__DATA__.
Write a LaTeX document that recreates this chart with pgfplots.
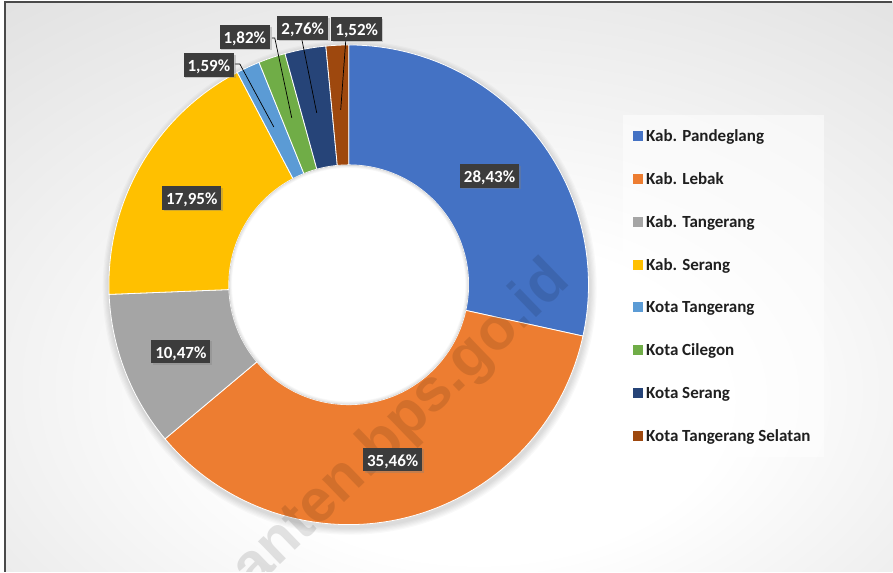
\documentclass[border=0pt]{standalone}
\usepackage{fontspec}
\setmainfont{Carlito}
\newfontfamily\wmfont{Liberation Sans}
\usepackage{pgfplots}
\usepackage{pgfplotstable}
\pgfplotsset{compat=1.18}
\usetikzlibrary{shadows}

\definecolor{cA}{HTML}{4472C4}
\definecolor{cB}{HTML}{ED7D31}
\definecolor{cC}{HTML}{A5A5A5}
\definecolor{cD}{HTML}{FFC000}
\definecolor{cE}{HTML}{5B9BD5}
\definecolor{cF}{HTML}{70AD47}
\definecolor{cG}{HTML}{264478}
\definecolor{cH}{HTML}{9E480E}
\definecolor{lblbg}{HTML}{3C3C3C}
\definecolor{frameC}{HTML}{4A4A4A}
\definecolor{bgOut}{HTML}{C2C2C2}

\pgfdeclareradialshading{bgshade}{\pgfpoint{2bp}{-12bp}}{%
  color(0bp)=(white);color(14bp)=(white);color(70bp)=(bgOut);color(90bp)=(bgOut)}

\tikzset{lbl/.style={fill=lblbg, text=white, font=\bfseries\fontsize{17}{17}\selectfont,
    inner xsep=4pt, inner ysep=5pt, text height=13.5pt, text depth=0pt,
    drop shadow={opacity=0.35, shadow xshift=1.5pt, shadow yshift=-1.5pt}}}

% share of each regency/city, clockwise from 12 o'clock
\pgfplotstableread{
share col
28.43 cA
35.46 cB
10.47 cC
17.95 cD
1.59 cE
1.82 cF
2.76 cG
1.52 cH
}\sharetable

\begin{document}
\begin{tikzpicture}
\begin{axis}[
  scale only axis, width=893pt, height=572pt,
  xmin=0, xmax=893, ymin=0, ymax=572,
  axis lines=none, clip=false,
  legend image code/.code={\fill[#1,fill opacity=1] (0pt,-5pt) rectangle (10pt,5pt);},
  legend style={at={(0.6976,0.799)}, anchor=north west, draw=none,
    fill=white, fill opacity=0.55, text opacity=1,
    inner xsep=10pt, inner ysep=15.5pt, row sep=31.86pt,
    font=\bfseries\fontsize{17}{17}\selectfont, text=black!88,
    nodes={inner xsep=3.5pt, inner ysep=0pt, text height=11pt, text depth=0pt},
    cells={anchor=west}},
]
\pgfplotsextra{
  \fill[white] (0,0) rectangle (893,572);
  \shade[shading=bgshade] (5,0) rectangle (893,570);
  \draw[frameC, line width=1.5pt] (5,0) -- (5,570) -- (893,570);
  % soft shadow of the ring
  \foreach \k in {1,...,6}{
    \fill[black, opacity=0.025] (350,284) circle[radius={240pt+\k*1.2pt}];
  }
  \gdef\angS{90}
  \foreach \i in {0,...,7}{
    \pgfplotstablegetelem{\i}{share}\of\sharetable
    \let\v\pgfplotsretval
    \pgfplotstablegetelem{\i}{col}\of\sharetable
    \let\c\pgfplotsretval
    \pgfmathsetmacro\angE{\angS-3.6*\v}
    \fill[\c, draw=white, line width=0.8pt]
      ({349+240*cos(\angS)},{287+240*sin(\angS)})
      arc[start angle=\angS, end angle=\angE, radius=240pt]
      -- ({349+120*cos(\angE)},{287+120*sin(\angE)})
      arc[start angle=\angE, end angle=\angS, radius=120pt] -- cycle;
    \global\let\angS\angE
  }
  % hole, with a faint inner shadow
  \fill[white] (349,287) circle[radius=119.6pt];
  \begin{scope}
    \clip (349,287) circle[radius=120pt];
    \foreach \k in {1,...,5}{
      \draw[black, opacity=0.025, line width={\k*1.3pt}] (349,287) circle[radius=120pt];
    }
  \end{scope}
  % watermark
  \begin{scope}
    \clip (0,0) rectangle (893,572);
    \node[rotate=44, text=black, text opacity=0.11, font=\wmfont\bfseries\fontsize{60}{60}\selectfont]
      at (389,133) {banten.bps.go.id};
  \end{scope}
  % leader lines
  \draw[black, line width=0.7pt] (235,508) -- (240,508) -- (274,445);
  \draw[black, line width=0.7pt] (272,534) -- (275,534) -- (292,454);
  \draw[black, line width=0.7pt] (302,533) -- (317,459);
  \draw[black, line width=0.7pt] (346,531) -- (341,462);
  % data labels
  \node[lbl] at (490,396) {28,43\%};
  \node[lbl] at (393,112) {35,46\%};
  \node[lbl] at (181,220) {10,47\%};
  \node[lbl] at (192,374) {17,95\%};
  \node[lbl] at (209,507) {1,59\%};
  \node[lbl] at (245,535) {1,82\%};
  \node[lbl] at (303,544) {2,76\%};
  \node[lbl] at (357,543) {1,52\%};
}
\addlegendimage{fill=cA, draw=none}\addlegendentry{Kab. Pandeglang}
\addlegendimage{fill=cB, draw=none}\addlegendentry{Kab. Lebak}
\addlegendimage{fill=cC, draw=none}\addlegendentry{Kab. Tangerang}
\addlegendimage{fill=cD, draw=none}\addlegendentry{Kab. Serang}
\addlegendimage{fill=cE, draw=none}\addlegendentry{Kota Tangerang}
\addlegendimage{fill=cF, draw=none}\addlegendentry{Kota Cilegon}
\addlegendimage{fill=cG, draw=none}\addlegendentry{Kota Serang}
\addlegendimage{fill=cH, draw=none}\addlegendentry{Kota Tangerang Selatan}
\end{axis}
\end{tikzpicture}
\end{document}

__WHAT TO PRODUCE__.
Scan the material above for the string "with" and report each line where you find it.

__WRITTEN ANSWER__.
Write a LaTeX document that recreates this chart with pgfplots.
  % hole, with a faint inner shadow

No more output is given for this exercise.